Self Help Africa has been working alongside its local partners ‘Keepers Zambia Foundation (KZF) to source markets for produce being grown by members of Namatala and 73 similar farmers commodity groups in Senanga, and as well as opening accounts with the local school the project has sourced buyers in local hotels and restaurants, and traders who sell both in local village markets, and also transport the produce to the larger markets of the main Western Province towns of Mongu, Lukulu, Kaoma and Sheseke.
Senanga Secondary School bought more than 2,000 heads of cabbage from the Namatala growers during the preceeding fortnight, and also purchased tomato, onion and groundnuts from other growers.
Friday Matamolo says that it has been easy to produce cabbage in the rich fertile soils of Lui Wanyau district, which stands to the southern end of the Bartose Floodplain, one of Africa’s last great wetlands.
‘Once we had been organized these farmers into a commodity group and had provided them with the seed stock and the training to begin producing cabbage, we were confident that the enterprise was going to work. We knew the soil around here was good, and that if we could source the markets then the enterprise would be a success’, said the project’s local field officer Muyunda Muyunda of KZF.

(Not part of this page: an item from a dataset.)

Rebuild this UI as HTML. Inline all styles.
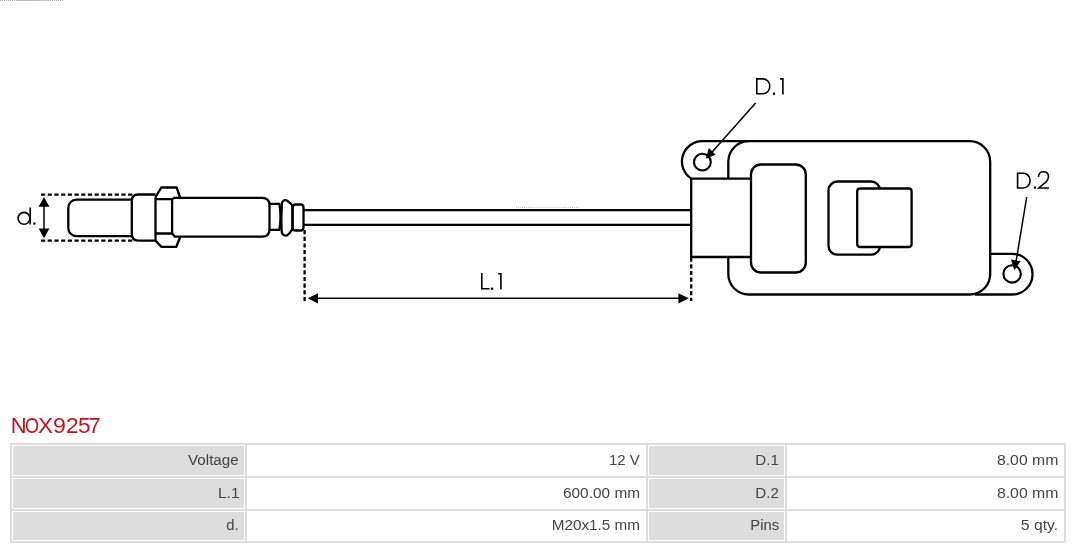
<!DOCTYPE html>
<html>
<head>
<meta charset="utf-8">
<style>
html,body{margin:0;padding:0;background:#fff;width:1080px;height:549px;overflow:hidden;}
body{position:relative;font-family:"Liberation Sans",sans-serif;}
h1,table{will-change:transform;}
#art{position:absolute;left:0;top:0;}
.dots{position:absolute;width:64px;height:1px;background:repeating-linear-gradient(90deg,#c4c4c4 0 1px,transparent 1px 2px);}
.dots i{position:absolute;left:16px;top:0;width:32px;height:1px;background:#c8c4be;}
h1{position:absolute;left:0;top:413px;width:120px;height:26px;margin:0;font-weight:normal;color:#c4121f;font-size:22px;line-height:26px;}
h1 span{position:absolute;top:0;transform-origin:0 50%;}
table{position:absolute;left:10px;top:443px;width:1056px;border-collapse:separate;border-spacing:2px;background:#ddd;}
td{border:1px solid #fff;padding:0 5px 0 0;text-align:right;color:#444;font-size:14px;height:29px;box-sizing:border-box;}
td span{display:inline-block;position:relative;top:-1px;transform-origin:100% 50%;}
td.l{background:#ddd;}
td.v{background:#fff;}
</style>
</head>
<body>
<div class="dots" style="left:0;top:0;background:repeating-linear-gradient(90deg,#a4a4a4 0 1px,transparent 1px 2px)"><i style="background:linear-gradient(90deg,#c2bdb6,#b9bcc0 45%,#cbc2b6 75%,#bfc2c6)"></i></div>
<div class="dots" style="left:516px;top:207px;z-index:2"><i style="background:#e4e2de"></i></div>
<svg id="art" width="1080" height="400" viewBox="0 0 1080 400">
<g fill="none" stroke="#000" stroke-width="2.3" stroke-linejoin="round">
  <!-- dashed d. lines -->
  <path d="M41 194.6H135M41 240.6H135" stroke-dasharray="4.2 2.5" stroke-width="2.3" stroke-linejoin="miter"/>
  <!-- tip -->
  <path d="M132 199.6H76.5A8.2 8.2 0 0 0 68.3 207.8V227.9A8.2 8.2 0 0 0 76.5 236.1H132" fill="#fff"/>
  <!-- collar -->
  <path d="M155.5 194.5H138.3Q131.8 194.5 131.8 201V234.1Q131.8 240.6 138.3 240.6H155.5"/>
  <!-- nut -->
  <path d="M155.5 197.2V240.6L161.3 246.8H176.3L180.1 237.3M155.5 197.2L161.3 187.5H176.6L180.1 197.5M155.5 199.1H172.1M155.5 233.5H172.1"/>
  <!-- body -->
  <path d="M172.1 199.5V233.5L175 236.7H262Q269.5 236.7 269.5 229.2V205.3Q269.5 197.8 262 197.8H174Z"/>
  <!-- neck -->
  <path d="M269.5 203.9H279.4Q281.6 217 279.4 229.9H269.5"/>
  <!-- flange -->
  <path d="M281.8 205.5Q281.6 200.2 285.3 200.2Q287.3 200.2 292.4 205.2V229.2Q288.3 235.6 286 235.6Q281.6 235.8 281.6 230Q281 217.5 281.8 205.5Z"/>
  <!-- ring -->
  <path d="M292.6 207.5Q292.6 204.5 295.6 204.5H300.5Q303.5 204.5 303.5 207.5V227.5Q303.5 230.5 300.5 230.5H295.6Q292.6 230.5 292.6 227.5Z"/>
  <!-- cable -->
  <path d="M303.5 210.2H691.2M303.5 224.9H691.2"/>
  <!-- dashed L.1 -->
  <path d="M304.6 230V301M691.2 257.5V301" stroke-dasharray="4.2 2.5" stroke-width="2.3" stroke-linejoin="miter"/>
  <!-- module main -->
  <rect x="728.3" y="141.2" width="261.9" height="153.3" rx="20.5"/>
  <!-- ear 1 -->
  <path d="M748.3 141.2H702.3A20.3 20.3 0 0 0 691.3 178.6"/>
  <circle cx="702.4" cy="162.1" r="8.4" stroke-width="2.1"/>
  <!-- connector box -->
  <path d="M751 178.6H691.2V257H751" fill="#fff"/>
  <!-- plug -->
  <rect x="751" y="164.5" width="54.8" height="108" rx="10" fill="#fff"/>
  <!-- back rect -->
  <rect x="828.5" y="181.5" width="51.5" height="73.2" rx="9"/>
  <!-- front rect -->
  <path d="M860.2 188.5H908.6Q911.6 188.5 911.6 191.5V244Q911.6 247 908.6 247H860.2Q857.2 247 857.2 244V191.5Q857.2 188.5 860.2 188.5Z" fill="#fff"/>
  <!-- ear 2 -->
  <path d="M990.2 253.8H1012.2A20.35 20.35 0 0 1 1012.2 294.5H975"/>
  <circle cx="1012.1" cy="273.9" r="8.7" stroke-width="2.1"/>
</g>
<g fill="none" stroke="#000" stroke-width="1.5">
  <!-- d arrow -->
  <path d="M44 205V230"/>
  <!-- L.1 arrow -->
  <path d="M316 298.3H681"/>
  <!-- D.1 leader -->
  <path d="M755.6 103L711.5 152.8"/>
  <!-- D.2 leader -->
  <path d="M1026.7 197L1016 262"/>
</g>
<g fill="#000" stroke="none">
  <path d="M44 196.9L49.4 206.8H38.6Z"/>
  <path d="M44 238.3L49.4 228.5H38.6Z"/>
  <path d="M307.6 298.3L318 293.2V303.4Z"/>
  <path d="M688.8 298.3L678.4 293.2V303.4Z"/>
  <path d="M705.7 158.8L708.9 148L715.6 154.8Z"/>
  <path d="M1014.3 270.3L1011 259.6L1020.6 261.2Z"/>
</g>
<!-- labels -->
<g fill="none" stroke="#000" stroke-width="1.6" stroke-linecap="butt">
  <!-- d. -->
  <circle cx="24" cy="218.3" r="5.95"/>
  <path d="M30.2 207.4V224.4"/>
  <!-- L.1 -->
  <path d="M481.8 273V288.7H489.5"/>
  <path d="M498.2 273.8H500.9V289.5"/>
  <!-- D.1 -->
  <path d="M756.8 78.9V93.8H762.6C766.9 93.8 769.8 90.5 769.8 86.35C769.8 82.2 766.9 78.9 762.6 78.9Z"/>
  <path d="M780 78.9H782.9V94.5"/>
  <!-- D.2 -->
  <path d="M1017.6 173.2V188H1023.2C1027.3 188 1030.1 184.7 1030.1 180.6C1030.1 176.5 1027.3 173.2 1023.2 173.2Z"/>
  <path d="M1038.4 177Q1038.8 171.8 1043.5 171.8Q1048.5 171.8 1048.5 176.6Q1048.5 179.4 1046.4 181.6L1038.8 188H1049"/>
</g>
<g fill="#000">
  <rect x="33.3" y="222.4" width="2.2" height="2.2"/>
  <rect x="490.9" y="287.6" width="2.4" height="2.2"/>
  <rect x="772.9" y="92.6" width="2.2" height="2.2"/>
  <rect x="1033.9" y="186.5" width="2.2" height="2.2"/>
</g>
</svg>
<h1><span style="left:10.70px;transform:scaleX(1.00)">N</span><span style="left:24.90px;transform:scaleX(0.82)">O</span><span style="left:38.10px;transform:scaleX(1.02)">X</span><span style="left:53.45px;transform:scaleX(1.05)">9</span><span style="left:66.02px;transform:scaleX(1.03)">2</span><span style="left:77.61px;transform:scaleX(1.03)">5</span><span style="left:88.40px;transform:scaleX(1.00)">7</span></h1>
<table>
<tr style="height:31px"><td class="l" style="width:233px"><span style="transform:scaleX(1.085)">Voltage</span></td><td class="v" style="width:399px"><span style="transform:scaleX(1.070)">12 V</span></td><td class="l" style="width:137px"><span style="transform:scaleX(1.080)">D.1</span></td><td class="v"><span style="transform:scaleX(1.130)">8.00 mm</span></td></tr>
<tr style="height:31px"><td class="l"><span style="transform:scaleX(1.100)">L.1</span></td><td class="v"><span style="transform:scaleX(1.100)">600.00 mm</span></td><td class="l"><span style="transform:scaleX(1.080)">D.2</span></td><td class="v"><span style="transform:scaleX(1.130)">8.00 mm</span></td></tr>
<tr style="height:30px"><td class="l"><span style="transform:scaleX(1.060)">d.</span></td><td class="v"><span style="transform:scaleX(1.090)">M20x1.5 mm</span></td><td class="l"><span style="transform:scaleX(1.060)">Pins</span></td><td class="v"><span style="transform:scaleX(1.125)">5 qty.</span></td></tr>
</table>
</body>
</html>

A father of eight, Friday Matamolo says that the enterprise is already generating valuable additional income for his household, and believes that the extra funds will help to tide his family through the lean dry months of Autumn, before they can harvest their crops in late Spring.
Friday Matamolo’s near neighbour Douglas Simangolwa Makaya is also a member of the Namatala Commodity Group. Aged 73, he confirms that he too is seeing the benefits of the new enterprise. ‘I have money in my pocket that I did not have before I started growing and selling cabbage’, he said.
There are a total of 2,504 local farmers participating in producer groups established when the MORE project was started, in 2008.
Membership of MORE’s 74 commodity groups is made up of 1,305 women and 1,197 male farmers, with groups engaged in a wide range of different enterprises including cabbage, tomato, onion and cassava production to groundnut, rice, millet, sorghum and maize growing. A number of other groups have specialized in livestock farming in commodity groups for cattle, goat and pig rearing, while a handful are focusing their attention on other income generating activities such as poultry rearing, fish farming, and the production and sale of thatched grasses.
‘It is a matter of identifying the markets for different produce and then getting the balance right between production and market demand’, says Self Help Africa’s programme co-ordinator Kaliki Mwila. ‘You do not want to saturate the local market with too much of one product or it will drive the price down, and discourage the farmers', he says.